Er is inmiddels genoeg bewijs dat er ooit meren en zelfs een enorme oceaan op Mars bestonden. Dit oceanische bassin bevond zich in de uitgestrekte laaglandzone Vastitas Borealis, die gedeeltelijk wordt omringd door de Grote Noordpoolbekken van Mars. Dit gebied heeft een doorsnede van ongeveer 2900 kilometer en strekt zich uit over een aanzienlijk gedeelte van de planeet. Opmerkelijk is dat deze basins het bewijs leveren voor een periode waarin Mars mogelijk over een dikker atmosferisch deken beschikte, waarin vloeibaar water langdurig op het oppervlak kon bestaan. Dit scenario zou mogelijk zijn geweest tussen 4,1 en 3,8 miljard jaar geleden, een periode die bekend staat als de Noachische Tijd, waarin Mars door een hevige inslag van asteroïden en kometen werd geraakt.

Maar zelfs met dit bewijs rijst de vraag waarom Mars uiteindelijk zijn atmosfeer verloor en zijn oceaan verdween. Vandaag de dag is de atmosfeer van Mars zo dun dat het onmogelijk is voor vloeibaar water om op het oppervlak te blijven. De watermoleculen zouden onmiddellijk verdampen. Wetenschappers vermoeden dat Mars ooit een veel dikkere atmosfeer had, mogelijk voornamelijk opgebouwd uit kooldioxide. Desondanks blijkt dat kooldioxide alleen niet genoeg was om het effect van de zwakke zon te compenseren. Modellen die een atmosferische concentratie van kooldioxide duizend keer die van de aarde simuleren, konden het zwakke zonlicht niet tegengaan.

Interessanter is de theorie dat Mars mogelijk andere gassen, zoals zwavelverbindingen, bevatte die mogelijk als krachtige broeikasgassen fungeerden. Deze zwavelverbindingen zouden door vulkanische activiteit in de atmosfeer zijn terechtgekomen en de klimaatverandering verder hebben aangewakkerd.
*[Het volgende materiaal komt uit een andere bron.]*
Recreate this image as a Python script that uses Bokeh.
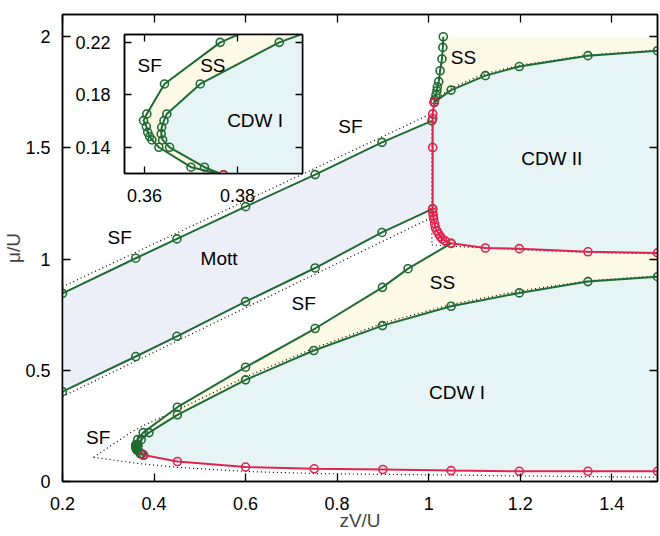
import numpy as np
from bokeh.plotting import figure
from bokeh.models import Range1d, LinearAxis, FixedTicker, GridBox
from bokeh.embed import file_html
from bokeh.resources import INLINE
from bokeh.core.properties import value

FONT = "Liberation Sans"

# ---------------- data (zV/U , mu/U) ----------------
# Mott lobe boundaries (green)
mott_up_x = [0.2, 0.36, 0.45, 0.6, 0.752, 0.898, 1.007]
mott_up_y = [0.846, 1.004, 1.091, 1.236, 1.380, 1.525, 1.622]
mott_lo_x = [0.2, 0.36, 0.45, 0.6, 0.752, 0.898, 1.0086]
mott_lo_y = [0.404, 0.562, 0.653, 0.809, 0.960, 1.120, 1.226]

# CDW II left / lower boundary (red)
red2_x = [1.012, 1.0088, 1.0088, 1.0088, 1.0088, 1.009, 1.010, 1.011, 1.013, 1.0145,
          1.018, 1.022, 1.026, 1.030, 1.036, 1.049, 1.124, 1.198, 1.348, 1.5]
red2_y = [1.705, 1.653, 1.632, 1.502, 1.226, 1.210, 1.195, 1.181, 1.160, 1.143,
          1.127, 1.113, 1.100, 1.090, 1.082, 1.071, 1.050, 1.047, 1.033, 1.028]

# CDW II upper boundary (green)
cdw2_up_x = [1.012, 1.049, 1.124, 1.198, 1.348, 1.5]
cdw2_up_y = [1.705, 1.760, 1.825, 1.866, 1.915, 1.937]

# SS / SF boundary above CDW II (green)
ssv_x = [1.012, 1.013, 1.016, 1.018, 1.019, 1.022, 1.025, 1.029, 1.031, 1.032]
ssv_y = [1.705, 1.716, 1.738, 1.757, 1.775, 1.798, 1.847, 1.900, 1.952, 2.000]

# lower lobe: SF / SS boundary (green)
lobe_out_x = [0.377, 0.3700, 0.3631, 0.3616, 0.3611, 0.3607, 0.3604, 0.3598, 0.3605,
              0.3643, 0.3763, 0.451, 0.600, 0.752, 0.899, 0.955, 1.049]
lobe_out_y = [0.119, 0.1248, 0.1400, 0.1456, 0.1482, 0.1514, 0.1558, 0.1603, 0.1654,
              0.1883, 0.2200, 0.334, 0.514, 0.688, 0.873, 0.957, 1.071]

# lower lobe: SS / CDW I boundary (green)
lobe_in_x = [0.377, 0.3729, 0.3654, 0.3639, 0.3636, 0.3637, 0.3642, 0.3648, 0.3720,
             0.3890, 0.451, 0.600, 0.749, 0.899, 1.049, 1.198, 1.348, 1.5]
lobe_in_y = [0.119, 0.1248, 0.1400, 0.1456, 0.1502, 0.1552, 0.1603, 0.1654, 0.1883,
             0.2200, 0.300, 0.457, 0.589, 0.701, 0.788, 0.848, 0.899, 0.921]

# CDW I lower boundary (red)
red1_x = [0.377, 0.451, 0.600, 0.750, 0.900, 1.049, 1.198, 1.348, 1.5]
red1_y = [0.119, 0.090, 0.065, 0.057, 0.054, 0.049, 0.046, 0.046, 0.046]

# mean-field boundaries (dotted)
dmf_up_x = [0.2, 1.007]
dmf_up_y = [0.876, 1.655]
dmf_lo_x = [0.2, 1.007]
dmf_lo_y = [0.382, 1.187]
dmf_v_x = [1.007, 1.007]
dmf_v_y = [1.655, 1.064]
dmf_c2lo_x = [1.007, 1.05, 1.2, 1.35, 1.5]
dmf_c2lo_y = [1.064, 1.058, 1.042, 1.030, 1.024]
dmf_c2up_x = [1.02, 1.05, 1.12, 1.2, 1.35, 1.5]
dmf_c2up_y = [1.725, 1.770, 1.832, 1.872, 1.918, 1.940]
dmf_lobe_up_x = [0.268, 0.35, 0.38, 0.45, 0.6, 0.75, 0.9, 1.05, 1.2, 1.35, 1.5]
dmf_lobe_up_y = [0.109, 0.222, 0.255, 0.32, 0.47, 0.60, 0.712, 0.797, 0.857, 0.903, 0.925]
dmf_lobe_lo_x = [0.268, 0.37, 0.45, 0.6, 0.75, 0.9, 1.05, 1.2, 1.35, 1.5]
dmf_lobe_lo_y = [0.109, 0.080, 0.064, 0.045, 0.036, 0.032, 0.029, 0.025, 0.022, 0.019]

# phase labels
lab_text = ["SF", "SS", "CDW II", "SF", "Mott", "SF", "SS", "CDW I", "SF"]
lab_x = [0.829, 1.076, 1.269, 0.325, 0.542, 0.727, 1.030, 1.062, 0.278]
lab_y = [1.596, 1.906, 1.452, 1.097, 1.002, 0.801, 0.896, 0.401, 0.199]
ins_lab_text = ["SF", "SS", "CDW I"]
ins_lab_x = [0.3611, 0.3747, 0.3838]
ins_lab_y = [0.2022, 0.2022, 0.1603]

# ticks
x_ticks = [0.2, 0.4, 0.6, 0.8, 1.0, 1.2, 1.4]
x_tick_labels = ["0.2", "0.4", "0.6", "0.8", "1", "1.2", "1.4"]
y_ticks = [0.0, 0.5, 1.0, 1.5, 2.0]
y_tick_labels = ["0", "0.5", "1", "1.5", "2"]
ins_x_ticks = [0.36, 0.38]
ins_x_tick_labels = ["0.36", "0.38"]
ins_y_ticks = [0.14, 0.18, 0.22]
ins_y_tick_labels = ["0.14", "0.18", "0.22"]

# colours
GREEN = "#1f6b33"
RED = "#e0234f"
LAV = "#eceef8"
CYAN = "#e6f4f5"
YEL = "#fcf9e6"

# borders shared by both plots (GridBox aligns plot frames)
B_LEFT, B_RIGHT, B_TOP, B_BOTTOM = 62, 3, 14, 55


def style_axis(ax, ticks, labels, size, show_labels=True):
    ax.ticker = FixedTicker(ticks=ticks)
    ax.major_label_overrides = dict(zip(ticks, labels))
    ax.major_tick_in = 8
    ax.major_tick_out = 0
    ax.minor_tick_in = 0
    ax.minor_tick_out = 0
    ax.axis_line_width = 1.5
    ax.axis_line_color = "black"
    ax.major_tick_line_width = 1.3
    ax.major_label_text_font = FONT
    ax.major_label_text_color = "black"
    if show_labels:
        ax.major_label_text_font_size = size
    else:
        ax.major_label_text_font_size = "0px"
        ax.major_label_standoff = 0


def draw_all(f, msize):
    # fills
    f.patch(mott_up_x + mott_lo_x[::-1], mott_up_y + mott_lo_y[::-1],
            fill_color=LAV, line_color=None)
    f.patch(red2_x + cdw2_up_x[::-1], red2_y + cdw2_up_y[::-1],
            fill_color=CYAN, line_color=None)
    f.patch(ssv_x + [cdw2_up_x[-1]] + cdw2_up_x[::-1],
            ssv_y + [ssv_y[-1]] + cdw2_up_y[::-1],
            fill_color=YEL, line_color=None)
    f.patch(lobe_out_x + red2_x[15:] + lobe_in_x[::-1],
            lobe_out_y + red2_y[15:] + lobe_in_y[::-1],
            fill_color=YEL, line_color=None)
    f.patch(lobe_in_x + red1_x[::-1], lobe_in_y + red1_y[::-1],
            fill_color=CYAN, line_color=None)
    # dotted mean-field lines
    for xs, ys in [(dmf_up_x, dmf_up_y), (dmf_lo_x, dmf_lo_y), (dmf_v_x, dmf_v_y),
                   (dmf_c2lo_x, dmf_c2lo_y), (dmf_c2up_x, dmf_c2up_y),
                   (dmf_lobe_up_x, dmf_lobe_up_y), (dmf_lobe_lo_x, dmf_lobe_lo_y)]:
        f.line(xs, ys, line_color="black", line_width=1.2, line_dash="1 3")
    # green boundaries
    for xs, ys in [(mott_up_x, mott_up_y), (mott_lo_x, mott_lo_y),
                   (cdw2_up_x, cdw2_up_y), (ssv_x, ssv_y),
                   (lobe_out_x, lobe_out_y), (lobe_in_x, lobe_in_y)]:
        f.line(xs, ys, line_color=GREEN, line_width=2)
        f.scatter(xs, ys, marker="circle", size=msize, fill_color=None,
                  line_color=GREEN, line_width=1.6)
    # red boundaries
    for xs, ys in [(red2_x, red2_y), (red1_x, red1_y)]:
        f.line(xs, ys, line_color=RED, line_width=2)
        f.scatter(xs, ys, marker="circle", size=msize, fill_color=None,
                  line_color=RED, line_width=1.6)


# ---------------- main figure ----------------
p = figure(width=660, height=536, output_backend="svg", toolbar_location=None,
           x_range=Range1d(0.2, 1.5), y_range=Range1d(0.0, 2.1),
           min_border_left=B_LEFT, min_border_right=B_RIGHT, min_border_top=B_TOP,
           min_border_bottom=B_BOTTOM, x_axis_type=None, y_axis_type=None)
p.grid.visible = False
p.outline_line_color = "black"
p.outline_line_width = 1.5
p.background_fill_color = "white"

xb = LinearAxis()
style_axis(xb, x_ticks, x_tick_labels, "18px")
xb.major_label_standoff = 15
xb.axis_label = "zV/U"
xb.axis_label_text_font = FONT
xb.axis_label_text_font_style = "normal"
xb.axis_label_text_font_size = "19px"
xb.axis_label_standoff = -3
p.add_layout(xb, "below")

yl = LinearAxis()
style_axis(yl, y_ticks, y_tick_labels, "18px")
yl.major_label_standoff = 12
yl.axis_label = "μ/U"
yl.axis_label_text_font = FONT
yl.axis_label_text_font_style = "normal"
yl.axis_label_text_font_size = "19px"
yl.axis_label_standoff = -2
p.add_layout(yl, "left")

xt = LinearAxis()
style_axis(xt, x_ticks, x_tick_labels, "18px", show_labels=False)
p.add_layout(xt, "above")
yr = LinearAxis()
style_axis(yr, y_ticks, y_tick_labels, "18px", show_labels=False)
p.add_layout(yr, "right")

draw_all(p, 8)
p.text(lab_x, lab_y, text=lab_text, text_font=value(FONT), text_font_size="19px",
       text_align="center", text_baseline="middle", text_color="black")

# ---------------- inset ----------------
ins = figure(frame_width=178, frame_height=139, output_backend="svg",
             toolbar_location=None,
             x_range=Range1d(0.3557, 0.394), y_range=Range1d(0.12, 0.226),
             min_border_left=B_LEFT, min_border_right=B_RIGHT, min_border_top=B_TOP,
             min_border_bottom=B_BOTTOM, x_axis_type=None, y_axis_type=None,
             margin=(34 - B_TOP, 0, 0, 124 - B_LEFT))
ins.grid.visible = False
ins.outline_line_color = "black"
ins.outline_line_width = 1.5
ins.background_fill_color = "white"
ins.border_fill_color = None

ixb = LinearAxis()
style_axis(ixb, ins_x_ticks, ins_x_tick_labels, "18px")
ixb.major_label_standoff = 15
ins.add_layout(ixb, "below")
iyl = LinearAxis()
style_axis(iyl, ins_y_ticks, ins_y_tick_labels, "18px")
iyl.major_label_standoff = 14
ins.add_layout(iyl, "left")
ixt = LinearAxis()
style_axis(ixt, ins_x_ticks, ins_x_tick_labels, "18px", show_labels=False)
ins.add_layout(ixt, "above")
iyr = LinearAxis()
style_axis(iyr, ins_y_ticks, ins_y_tick_labels, "18px", show_labels=False)
ins.add_layout(iyr, "right")
for ax in (ixb, iyl, ixt, iyr):
    ax.major_tick_in = 7

draw_all(ins, 8)
ins.text(ins_lab_x, ins_lab_y, text=ins_lab_text, text_font=value(FONT),
         text_font_size="19px", text_align="center", text_baseline="middle",
         text_color="black")

layout = GridBox(children=[(p, 0, 0), (ins, 0, 0)])

open("out.html", "w").write(file_html(layout, INLINE))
Wetenschappers, zoals Sarah Stewart Johnson van de Universiteit van Georgetown, wijzen op de aanwezigheid van zwavel in zowel de bodem als in meteorieten van Mars, wat deze theorie ondersteunt. De vulkanische activiteit, die in de vroege geschiedenis van de planeet bijzonder intens was, kan dus een cruciale rol hebben gespeeld in het creëren van een klimaat waarin vloeibaar water mogelijk was.

Echter, naarmate de planeet zijn magnetisch veld verloor en vulkanische activiteit afnam, begon de atmosfeer van Mars te vervallen. Zonder een sterk magnetisch veld om de planeet te beschermen tegen de zonnewind, werd 99 procent van de atmosfeer weggeblazen. Het resultaat was een koude, droge, en stoffige wereld die we vandaag kennen. De rivieren, meren en oceanen die ooit het oppervlak sierden, verdampten of bevroren, en het water dat achterbleef, bevindt zich nu diep onder de grond of is opgesloten in de ijskappen.

In de loop der jaren hebben verschillende missies, zoals de Mariner 9 en de Viking-missies van de jaren '70, ons waardevolle gegevens geleverd over Mars. De Viking-landers, die in 1976 succesvol landden, onthulden een veel rijkere geologische geschiedenis dan men aanvankelijk dacht. De foto's die door deze missies werden verzameld, lieten een planeet zien die ooit warm en nat was, met een veel dikker atmosferisch deken dan vandaag de dag. De vraag die zich dan opdringt, is of Mars ooit geschikt was voor leven, en of er misschien zelfs sporen van vroeger leven te vinden zijn. Het doel van de Viking-missies was vooral om antwoord te geven op deze vraag, maar zelfs nu blijft dit een onderwerp van debat.

Hoewel we nu weten dat Mars geen levenskansen biedt zoals de aarde dat doet, blijft het een belangrijke focus voor wetenschappelijk onderzoek. De sporen van water op het oppervlak, de geologische structuren die wijzen op vroegere oceanen, en de bevindingen van zwavelverbindingen blijven aanwijzingen dat Mars ooit anders was. Het is duidelijk dat de planeet een veel dynamischer verleden heeft dan we ons ooit hadden kunnen voorstellen.

Mars is nu een dode planeet, maar zijn verleden blijft een sleutelfactor in het begrijpen van de evolutie van planeten en de potentie voor leven buiten de aarde. De bevindingen van de afgelopen decennia werpen licht op de complexe interactie tussen atmosferische chemie, geologische activiteit en de mogelijkheid van water op het oppervlak. Het mysterie van Mars is daarmee nog lang niet opgelost, en toekomstige missies kunnen misschien de antwoorden bieden die we zoeken.